U.S. economic growth for the next several years will linger around 3 percent a year – possibly higher, but only slightly, if a new president is inaugurated next January, said an Alumni Weekend panel of experts.

“We’re on a very slow recovery. If you ride slowly, a puff of wind can blow you off track. We need a little bit more momentum,” said Bill Dunkelberg, chief economist for the National Federation of Independent Business and former dean of Temple’s Fox School. His prediction: “low inflation and interest, slow growth, no progress on the deficit, Europe worsens.”

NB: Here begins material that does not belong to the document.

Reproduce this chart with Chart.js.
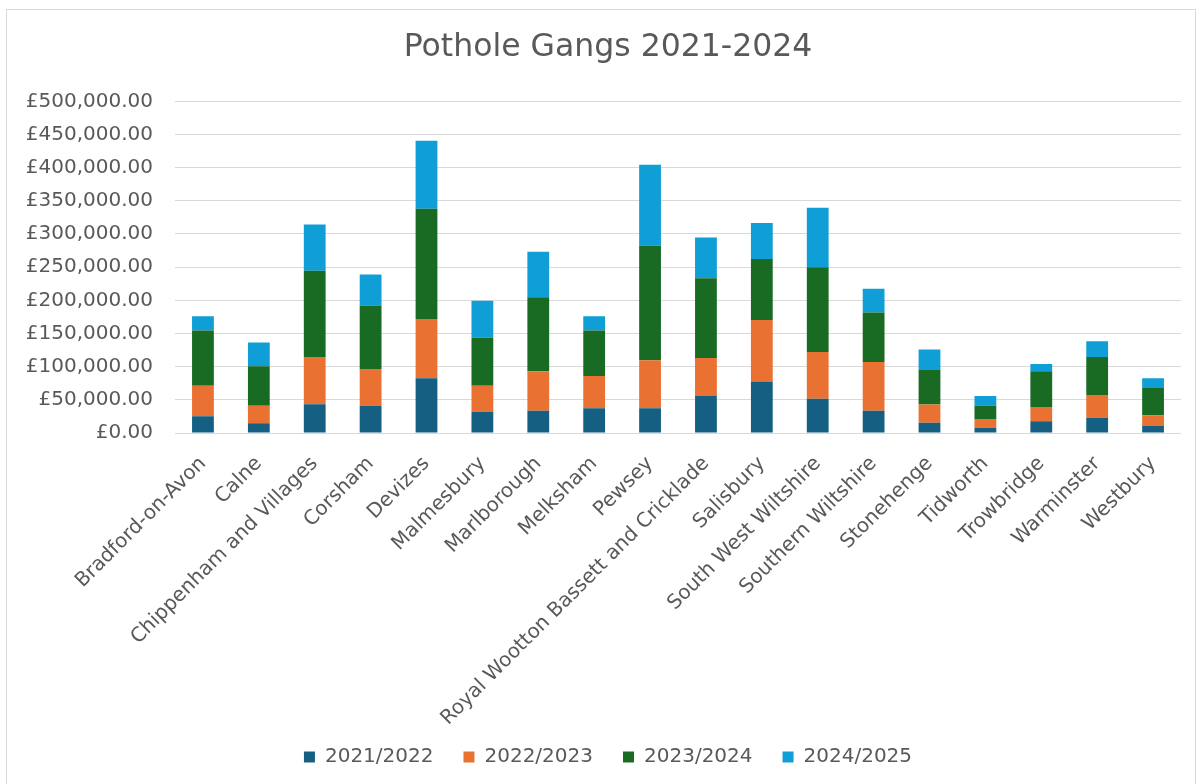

Stephen Mullin, senior vice president and principal at Econsult Corp., pointed out that the U.S. is experiencing its second consecutive “jobless” recovery, because the pre-recession economic spikes from the dot-com and housing bubbles “were more and more ridiculous. We had phony jobs that were not productive.” As for the likelihood of quick job growth bringing the country out of a recession: “We will never see those days again.”

Added Dunkelberg: “Big manufacturers are doing really well. The problem is we get a lot of output without creating more jobs.”

Mullin predicted that the plentiful supply of natural gas in the U.S. could be a “game changer” that will drive energy costs down.

A third panelist, Ed Friedman, a director at Moody’s Analytics, praised the Federal Reserve for becoming more transparent about its monetary policies and sharing specific scenario possibilities as part of its forecasts.

The event was sponsored by Drexel LeBow Corporate and Executive Education.